**Prompt**
Give the data again exactly as written, skipping any pictures.

** start Extracted entries **

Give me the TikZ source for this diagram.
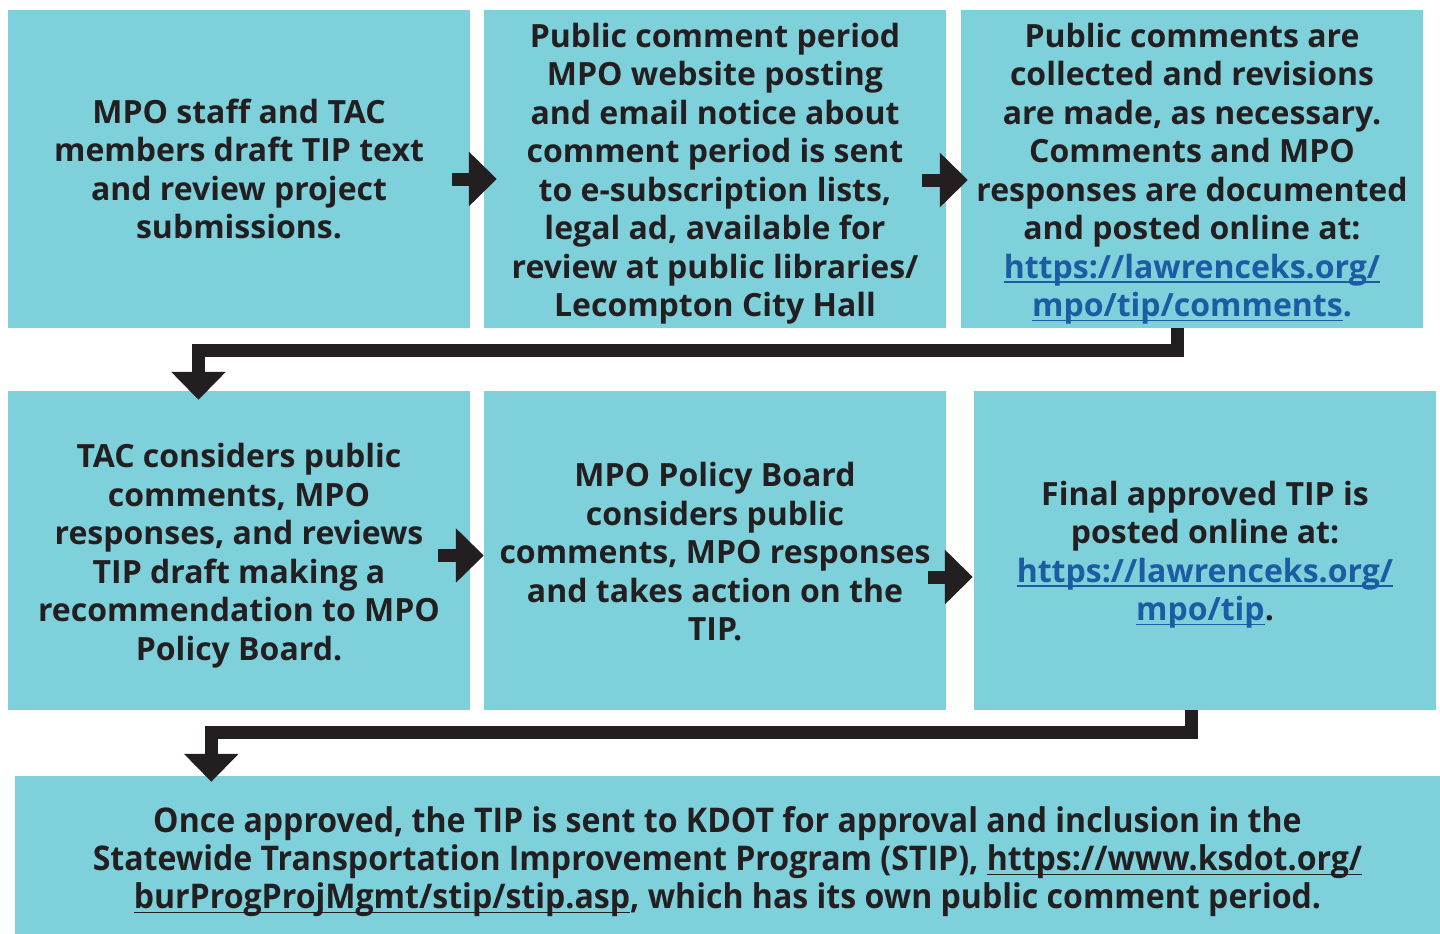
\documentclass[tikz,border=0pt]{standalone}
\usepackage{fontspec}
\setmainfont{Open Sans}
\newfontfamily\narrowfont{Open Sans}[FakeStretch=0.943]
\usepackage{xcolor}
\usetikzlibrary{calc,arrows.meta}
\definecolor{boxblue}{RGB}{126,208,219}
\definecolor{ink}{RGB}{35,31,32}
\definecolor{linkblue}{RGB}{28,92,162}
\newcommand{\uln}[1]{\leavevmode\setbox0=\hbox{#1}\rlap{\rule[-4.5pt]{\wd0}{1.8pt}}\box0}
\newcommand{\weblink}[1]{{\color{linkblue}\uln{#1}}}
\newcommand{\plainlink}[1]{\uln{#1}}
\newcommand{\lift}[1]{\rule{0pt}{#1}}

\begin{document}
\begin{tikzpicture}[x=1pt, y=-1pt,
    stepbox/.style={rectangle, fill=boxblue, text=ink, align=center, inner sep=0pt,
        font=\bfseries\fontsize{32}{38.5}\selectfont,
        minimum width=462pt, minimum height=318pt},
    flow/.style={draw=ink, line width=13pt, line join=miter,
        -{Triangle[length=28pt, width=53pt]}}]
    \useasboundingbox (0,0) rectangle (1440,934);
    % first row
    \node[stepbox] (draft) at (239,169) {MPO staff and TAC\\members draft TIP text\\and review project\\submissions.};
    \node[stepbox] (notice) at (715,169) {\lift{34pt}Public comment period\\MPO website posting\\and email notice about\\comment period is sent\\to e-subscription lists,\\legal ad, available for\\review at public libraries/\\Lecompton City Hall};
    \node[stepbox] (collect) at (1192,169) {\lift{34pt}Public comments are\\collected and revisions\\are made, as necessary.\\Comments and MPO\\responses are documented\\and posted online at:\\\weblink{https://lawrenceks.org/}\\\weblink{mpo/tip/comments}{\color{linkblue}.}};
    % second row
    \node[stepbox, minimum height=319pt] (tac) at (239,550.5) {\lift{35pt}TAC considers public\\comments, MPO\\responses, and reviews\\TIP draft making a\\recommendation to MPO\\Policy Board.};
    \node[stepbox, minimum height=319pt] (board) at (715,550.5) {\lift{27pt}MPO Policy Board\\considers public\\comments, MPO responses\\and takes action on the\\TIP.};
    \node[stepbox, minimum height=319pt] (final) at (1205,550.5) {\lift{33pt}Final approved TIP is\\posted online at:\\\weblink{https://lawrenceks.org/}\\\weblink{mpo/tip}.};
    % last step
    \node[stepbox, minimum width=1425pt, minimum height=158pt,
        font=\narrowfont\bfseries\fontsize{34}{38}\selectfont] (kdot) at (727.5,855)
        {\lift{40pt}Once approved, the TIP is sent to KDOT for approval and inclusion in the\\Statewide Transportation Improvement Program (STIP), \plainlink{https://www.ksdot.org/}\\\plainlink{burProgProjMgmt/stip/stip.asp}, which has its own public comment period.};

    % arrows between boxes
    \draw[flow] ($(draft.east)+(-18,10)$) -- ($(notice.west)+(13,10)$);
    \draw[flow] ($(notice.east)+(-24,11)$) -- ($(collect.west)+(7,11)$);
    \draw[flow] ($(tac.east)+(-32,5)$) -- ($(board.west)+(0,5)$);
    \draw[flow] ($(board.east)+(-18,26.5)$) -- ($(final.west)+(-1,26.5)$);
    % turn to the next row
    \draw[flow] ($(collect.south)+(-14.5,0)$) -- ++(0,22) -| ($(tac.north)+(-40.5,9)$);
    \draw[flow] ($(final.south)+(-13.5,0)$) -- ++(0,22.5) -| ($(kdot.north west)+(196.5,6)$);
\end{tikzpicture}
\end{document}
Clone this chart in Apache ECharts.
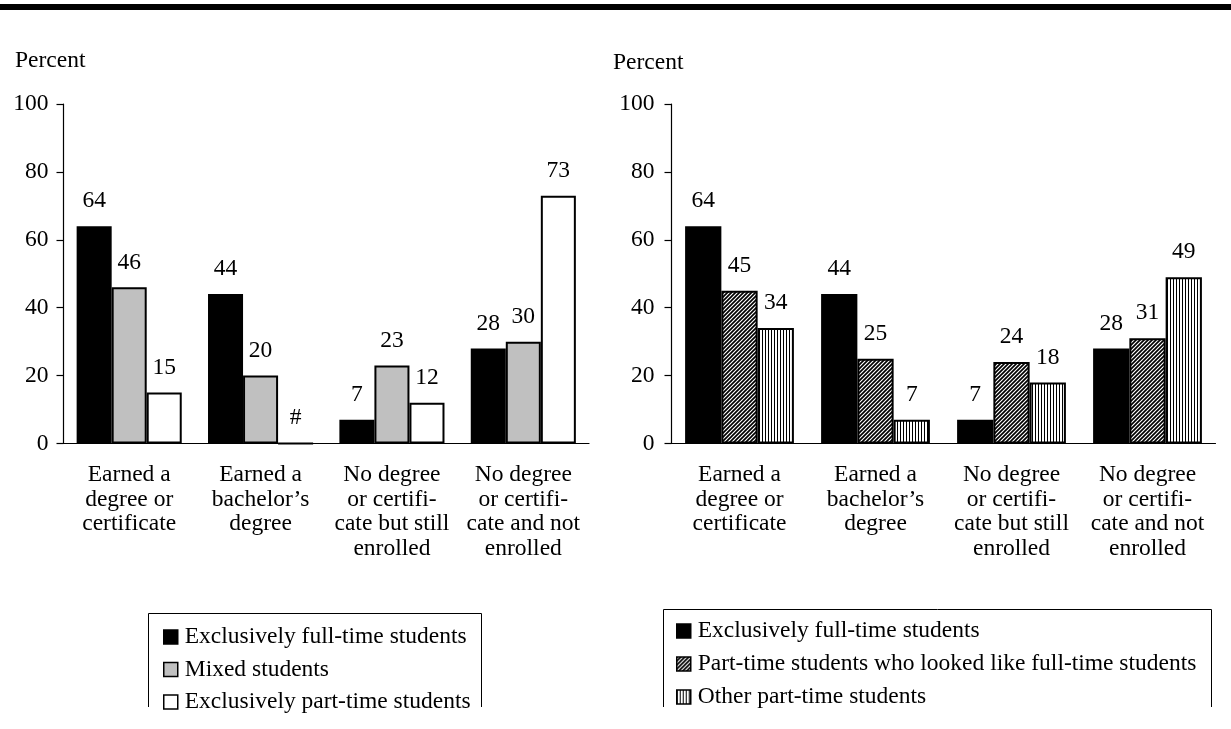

** end Extracted entries **

**Answer to this task**
Give me the TikZ source for this diagram.
\documentclass[tikz,border=0pt]{standalone}
\usepackage{fontspec}
\setmainfont{Open Sans}
\newfontfamily\narrowfont{Open Sans}[FakeStretch=0.943]
\usepackage{xcolor}
\usetikzlibrary{calc,arrows.meta}
\definecolor{boxblue}{RGB}{126,208,219}
\definecolor{ink}{RGB}{35,31,32}
\definecolor{linkblue}{RGB}{28,92,162}
\newcommand{\uln}[1]{\leavevmode\setbox0=\hbox{#1}\rlap{\rule[-4.5pt]{\wd0}{1.8pt}}\box0}
\newcommand{\weblink}[1]{{\color{linkblue}\uln{#1}}}
\newcommand{\plainlink}[1]{\uln{#1}}
\newcommand{\lift}[1]{\rule{0pt}{#1}}

\begin{document}
\begin{tikzpicture}[x=1pt, y=-1pt,
    stepbox/.style={rectangle, fill=boxblue, text=ink, align=center, inner sep=0pt,
        font=\bfseries\fontsize{32}{38.5}\selectfont,
        minimum width=462pt, minimum height=318pt},
    flow/.style={draw=ink, line width=13pt, line join=miter,
        -{Triangle[length=28pt, width=53pt]}}]
    \useasboundingbox (0,0) rectangle (1440,934);
    % first row
    \node[stepbox] (draft) at (239,169) {MPO staff and TAC\\members draft TIP text\\and review project\\submissions.};
    \node[stepbox] (notice) at (715,169) {\lift{34pt}Public comment period\\MPO website posting\\and email notice about\\comment period is sent\\to e-subscription lists,\\legal ad, available for\\review at public libraries/\\Lecompton City Hall};
    \node[stepbox] (collect) at (1192,169) {\lift{34pt}Public comments are\\collected and revisions\\are made, as necessary.\\Comments and MPO\\responses are documented\\and posted online at:\\\weblink{https://lawrenceks.org/}\\\weblink{mpo/tip/comments}{\color{linkblue}.}};
    % second row
    \node[stepbox, minimum height=319pt] (tac) at (239,550.5) {\lift{35pt}TAC considers public\\comments, MPO\\responses, and reviews\\TIP draft making a\\recommendation to MPO\\Policy Board.};
    \node[stepbox, minimum height=319pt] (board) at (715,550.5) {\lift{27pt}MPO Policy Board\\considers public\\comments, MPO responses\\and takes action on the\\TIP.};
    \node[stepbox, minimum height=319pt] (final) at (1205,550.5) {\lift{33pt}Final approved TIP is\\posted online at:\\\weblink{https://lawrenceks.org/}\\\weblink{mpo/tip}.};
    % last step
    \node[stepbox, minimum width=1425pt, minimum height=158pt,
        font=\narrowfont\bfseries\fontsize{34}{38}\selectfont] (kdot) at (727.5,855)
        {\lift{40pt}Once approved, the TIP is sent to KDOT for approval and inclusion in the\\Statewide Transportation Improvement Program (STIP), \plainlink{https://www.ksdot.org/}\\\plainlink{burProgProjMgmt/stip/stip.asp}, which has its own public comment period.};

    % arrows between boxes
    \draw[flow] ($(draft.east)+(-18,10)$) -- ($(notice.west)+(13,10)$);
    \draw[flow] ($(notice.east)+(-24,11)$) -- ($(collect.west)+(7,11)$);
    \draw[flow] ($(tac.east)+(-32,5)$) -- ($(board.west)+(0,5)$);
    \draw[flow] ($(board.east)+(-18,26.5)$) -- ($(final.west)+(-1,26.5)$);
    % turn to the next row
    \draw[flow] ($(collect.south)+(-14.5,0)$) -- ++(0,22) -| ($(tac.north)+(-40.5,9)$);
    \draw[flow] ($(final.south)+(-13.5,0)$) -- ++(0,22.5) -| ($(kdot.north west)+(196.5,6)$);
\end{tikzpicture}
\end{document}
Clone this chart in Apache ECharts.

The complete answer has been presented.